- [Given exercise]:
Repeat exactly the lines running from the first line of the data to the line containing "const caseRates = [29.58, 37.17, 47.57, 59.71];", both ends included, and nothing else; drop the pictures.

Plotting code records
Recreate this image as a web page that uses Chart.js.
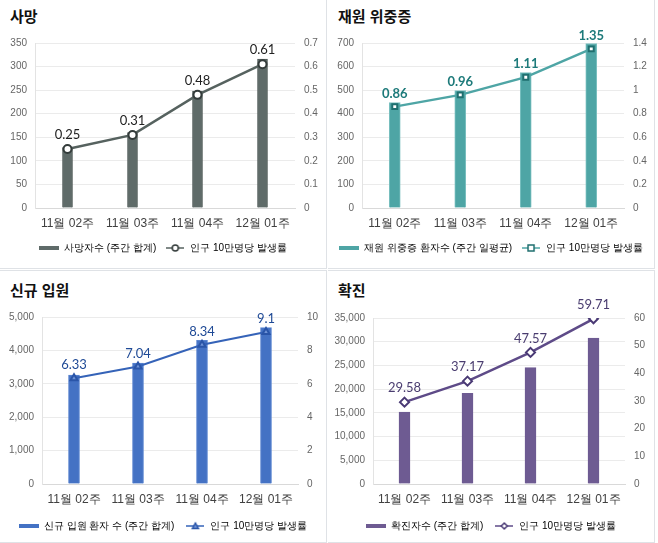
<!DOCTYPE html>
<html lang="ko">
<head>
<meta charset="UTF-8">
<title>코로나19 주간 현황</title>
<script src="https://cdn.jsdelivr.net/npm/chart.js"></script>
<style>
  body { margin: 0; background: #fff; width: 658px; height: 543px; position: relative; overflow: hidden;
         font-family: Lato, 'Noto Sans CJK KR', sans-serif; }
  .panel { position: absolute; background: #fff; border-right: 1px solid #dfe2e6; border-bottom: 1px solid #dfe2e6; box-sizing: border-box; }
  .panel h2 { position: absolute; left: 10px; margin: 0; font: bold 15px 'Noto Sans CJK KR', sans-serif; color: #111; }
  .panel canvas { position: absolute; left: 0; top: 0; }
</style>
</head>
<body>
<div class="panel" style="left:0;top:0;width:327px;height:269px"><h2 style="top:5px">사망</h2><canvas id="c1"></canvas></div>
<div class="panel" style="left:328px;top:0;width:327px;height:269px"><h2 style="top:5px">재원 위중증</h2><canvas id="c2"></canvas></div>
<div class="panel" style="left:0;top:270px;width:327px;height:273px;border-top:1px solid #dfe2e6"><h2 style="top:8px">신규 입원</h2><canvas id="c3"></canvas></div>
<div class="panel" style="left:328px;top:270px;width:327px;height:273px;border-top:1px solid #dfe2e6"><h2 style="top:8px">확진</h2><canvas id="c4"></canvas></div>

<script>
  // 데이터
  const weeks = ['11월 02주', '11월 03주', '11월 04주', '12월 01주'];

  const deathCounts = [128, 160, 248, 316];
  const deathRates = [0.25, 0.31, 0.48, 0.61];

  const severeCounts = [447, 498, 574, 698];
  const severeRates = [0.86, 0.96, 1.11, 1.35];

  const admitCounts = [3260, 3620, 4300, 4680];
  const admitRates = [6.33, 7.04, 8.34, 9.1];

  const caseCounts = [15180, 19120, 24530, 30780];
  const caseRates = [29.58, 37.17, 47.57, 59.71];

  // 범례 아이콘
  function barIcon(color) {
    const c = document.createElement('canvas');
    c.width = 20; c.height = 8;
    const g = c.getContext('2d');
    g.fillStyle = color;
    g.fillRect(0, 2, 20, 4);
    return c;
  }

  function marker(g, style, x, y, r, fill, stroke, lw) {
    g.beginPath();
    if (style === 'circle') g.arc(x, y, r, 0, Math.PI * 2);
    else if (style === 'rect') g.rect(x - r, y - r, r * 2, r * 2);
    else if (style === 'triangle') { g.moveTo(x, y - r); g.lineTo(x + r, y + r * 0.8); g.lineTo(x - r, y + r * 0.8); g.closePath(); }
    else { g.moveTo(x, y - r); g.lineTo(x + r, y); g.lineTo(x, y + r); g.lineTo(x - r, y); g.closePath(); }
    g.fillStyle = fill; g.fill();
    g.lineWidth = lw; g.strokeStyle = stroke; g.stroke();
  }

  function lineIcon(color, style, fill, stroke) {
    const c = document.createElement('canvas');
    c.width = 18; c.height = 12;
    const g = c.getContext('2d');
    g.strokeStyle = color; g.lineWidth = 1.5;
    g.beginPath(); g.moveTo(0, 6); g.lineTo(18, 6); g.stroke();
    marker(g, style, 9, 6, 3, fill, stroke, 1.5);
    return c;
  }

  const valueLabels = {
    id: 'valueLabels',
    afterDatasetsDraw(chart, args, opts) {
      const ctx = chart.ctx;
      const meta = chart.getDatasetMeta(1);
      ctx.save();
      ctx.font = opts.font;
      ctx.fillStyle = opts.color;
      ctx.textAlign = 'center';
      ctx.textBaseline = 'middle';
      meta.data.forEach((pt, i) => {
        ctx.fillText(String(chart.data.datasets[1].data[i]), pt.x, pt.y - opts.offset);
      });
      ctx.restore();
    }
  };

  function makeChart(id, o) {
    const canvas = document.getElementById(id);
    const W = 326, H = o.h;
    canvas.width = W; canvas.height = H;
    canvas.style.width = W + 'px'; canvas.style.height = H + 'px';

    const xAxisH = 26;
    const legendFont = 10;
    const legendPad = o.legendY - (o.area[3] + xAxisH) - legendFont / 2;
    const legendH = legendFont + legendPad + 10;
    const padBottom = H - o.area[3] - xAxisH - legendH;

    new Chart(canvas, {
      data: {
        labels: weeks,
        datasets: [{
          type: 'bar',
          label: o.barLabel,
          data: o.bars,
          backgroundColor: o.barColor,
          borderColor: o.barBorder,
          borderWidth: 1,
          barThickness: o.barWidth,
          yAxisID: 'y',
          order: 2
        }, {
          type: 'line',
          label: '인구 10만명당 발생률',
          data: o.rates,
          borderColor: o.lineColor,
          borderWidth: o.lineWidth,
          pointStyle: o.pointStyle,
          pointRadius: o.pointRadius,
          pointBackgroundColor: o.pointFill,
          pointBorderColor: o.pointStroke,
          pointBorderWidth: 2,
          tension: 0,
          yAxisID: 'y1',
          order: 1
        }]
      },
      options: {
        responsive: false,
        animation: false,
        layout: { padding: { top: o.area[1], bottom: padBottom, left: 0, right: 0 } },
        scales: {
          x: {
            grid: { display: false, drawTicks: false },
            border: { color: '#d9d9d9' },
            ticks: { color: '#404040', font: { size: 12 }, padding: 8, maxRotation: 0 },
            afterFit(s) { s.height = xAxisH; }
          },
          y: {
            position: 'left',
            min: 0, max: o.yMax,
            ticks: { stepSize: o.yStep, color: '#666', font: { size: 10 }, padding: 8,
                     callback: v => v.toLocaleString('en-US') },
            grid: { color: '#ebebeb', drawTicks: false },
            border: { color: '#e3e3e3' },
            afterFit(s) { s.width = o.area[0]; }
          },
          y1: {
            position: 'right',
            min: 0, max: o.y1Max,
            ticks: { stepSize: o.y1Step, color: '#666', font: { size: 10 }, padding: 9,
                     callback: v => String(Number(v.toFixed(2))) },
            grid: { display: false, drawTicks: false },
            border: { display: false },
            afterFit(s) { s.width = W - o.area[2]; }
          }
        },
        plugins: {
          tooltip: { enabled: false },
          legend: {
            position: 'bottom',
            labels: {
              usePointStyle: true,
              pointStyleWidth: 20,
              padding: legendPad,
              color: '#808080',
              font: { size: legendFont },
              generateLabels() {
                return [
                  { text: o.barLabel, pointStyle: barIcon(o.barColor), fillStyle: o.barColor, strokeStyle: o.barColor, lineWidth: 0, hidden: false, datasetIndex: 0 },
                  { text: '인구 10만명당 발생률', pointStyle: lineIcon(o.lineColor, o.pointStyle, o.pointFill, o.pointStroke), fillStyle: o.lineColor, strokeStyle: o.lineColor, lineWidth: 0, hidden: false, datasetIndex: 1 }
                ];
              }
            }
          },
          valueLabels: { font: o.labelFont, color: o.labelColor, offset: o.labelOffset }
        }
      },
      plugins: [valueLabels]
    });
  }

  makeChart('c1', {
    h: 268, area: [35, 43, 295, 208], legendY: 248,
    bars: deathCounts, rates: deathRates, barLabel: '사망자수 (주간 합계)',
    yMax: 350, yStep: 50, y1Max: 0.7, y1Step: 0.1,
    barColor: '#5f6b69', barBorder: '#4f5957', barWidth: 10,
    lineColor: '#56625f', lineWidth: 2.5, pointStyle: 'circle', pointRadius: 4,
    pointFill: '#ffffff', pointStroke: '#333b3a',
    labelFont: '13px Lato, sans-serif', labelColor: '#222', labelOffset: 14
  });

  makeChart('c2', {
    h: 268, area: [34, 43, 296, 208], legendY: 248,
    bars: severeCounts, rates: severeRates, barLabel: '재원 위중증 환자수 (주간 일평균)',
    yMax: 700, yStep: 100, y1Max: 1.4, y1Step: 0.2,
    barColor: '#4ea5a5', barBorder: '#7cc0c0', barWidth: 11,
    lineColor: '#4ea5a5', lineWidth: 2.5, pointStyle: 'rect', pointRadius: 3.5,
    pointFill: '#ffffff', pointStroke: '#1f6f6f',
    labelFont: 'bold 13px Lato, sans-serif', labelColor: '#1d7a7a', labelOffset: 13
  });

  makeChart('c3', {
    h: 272, area: [42, 46, 298, 213], legendY: 255,
    bars: admitCounts, rates: admitRates, barLabel: '신규 입원 환자 수 (주간 합계)',
    yMax: 5000, yStep: 1000, y1Max: 10, y1Step: 2,
    barColor: '#4472c4', barBorder: '#5a85d0', barWidth: 11,
    lineColor: '#3563b8', lineWidth: 2, pointStyle: 'triangle', pointRadius: 4,
    pointFill: '#6f93d6', pointStroke: '#2a55a8',
    labelFont: '13px Lato, sans-serif', labelColor: '#1f4a96', labelOffset: 13
  });

  makeChart('c4', {
    h: 272, area: [45, 47, 297, 213], legendY: 255,
    bars: caseCounts, rates: caseRates, barLabel: '확진자수 (주간 합계)',
    yMax: 35000, yStep: 5000, y1Max: 60, y1Step: 10,
    barColor: '#6e5b92', barBorder: '#6e5b92', barWidth: 11,
    lineColor: '#5e4b88', lineWidth: 2.5, pointStyle: 'rectRot', pointRadius: 4.5,
    pointFill: '#ffffff', pointStroke: '#4a3a75',
    labelFont: '13px Lato, sans-serif', labelColor: '#4a3d70', labelOffset: 14
  });
</script>
</body>
</html>
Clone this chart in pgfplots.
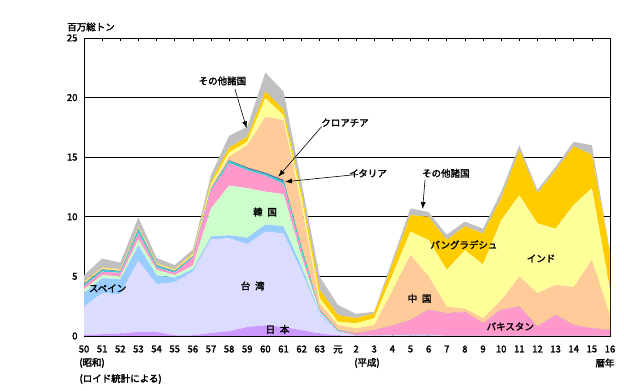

- [Complete answer]:
Recreate this image as a web page that uses Chart.js.
<!DOCTYPE html>
<html lang="ko">
<head>
<meta charset="UTF-8">
<title>코로나19 주간 현황</title>
<script src="https://cdn.jsdelivr.net/npm/chart.js"></script>
<style>
  body { margin: 0; background: #fff; width: 658px; height: 543px; position: relative; overflow: hidden;
         font-family: Lato, 'Noto Sans CJK KR', sans-serif; }
  .panel { position: absolute; background: #fff; border-right: 1px solid #dfe2e6; border-bottom: 1px solid #dfe2e6; box-sizing: border-box; }
  .panel h2 { position: absolute; left: 10px; margin: 0; font: bold 15px 'Noto Sans CJK KR', sans-serif; color: #111; }
  .panel canvas { position: absolute; left: 0; top: 0; }
</style>
</head>
<body>
<div class="panel" style="left:0;top:0;width:327px;height:269px"><h2 style="top:5px">사망</h2><canvas id="c1"></canvas></div>
<div class="panel" style="left:328px;top:0;width:327px;height:269px"><h2 style="top:5px">재원 위중증</h2><canvas id="c2"></canvas></div>
<div class="panel" style="left:0;top:270px;width:327px;height:273px;border-top:1px solid #dfe2e6"><h2 style="top:8px">신규 입원</h2><canvas id="c3"></canvas></div>
<div class="panel" style="left:328px;top:270px;width:327px;height:273px;border-top:1px solid #dfe2e6"><h2 style="top:8px">확진</h2><canvas id="c4"></canvas></div>

<script>
  // 데이터
  const weeks = ['11월 02주', '11월 03주', '11월 04주', '12월 01주'];

  const deathCounts = [128, 160, 248, 316];
  const deathRates = [0.25, 0.31, 0.48, 0.61];

  const severeCounts = [447, 498, 574, 698];
  const severeRates = [0.86, 0.96, 1.11, 1.35];

  const admitCounts = [3260, 3620, 4300, 4680];
  const admitRates = [6.33, 7.04, 8.34, 9.1];

  const caseCounts = [15180, 19120, 24530, 30780];
  const caseRates = [29.58, 37.17, 47.57, 59.71];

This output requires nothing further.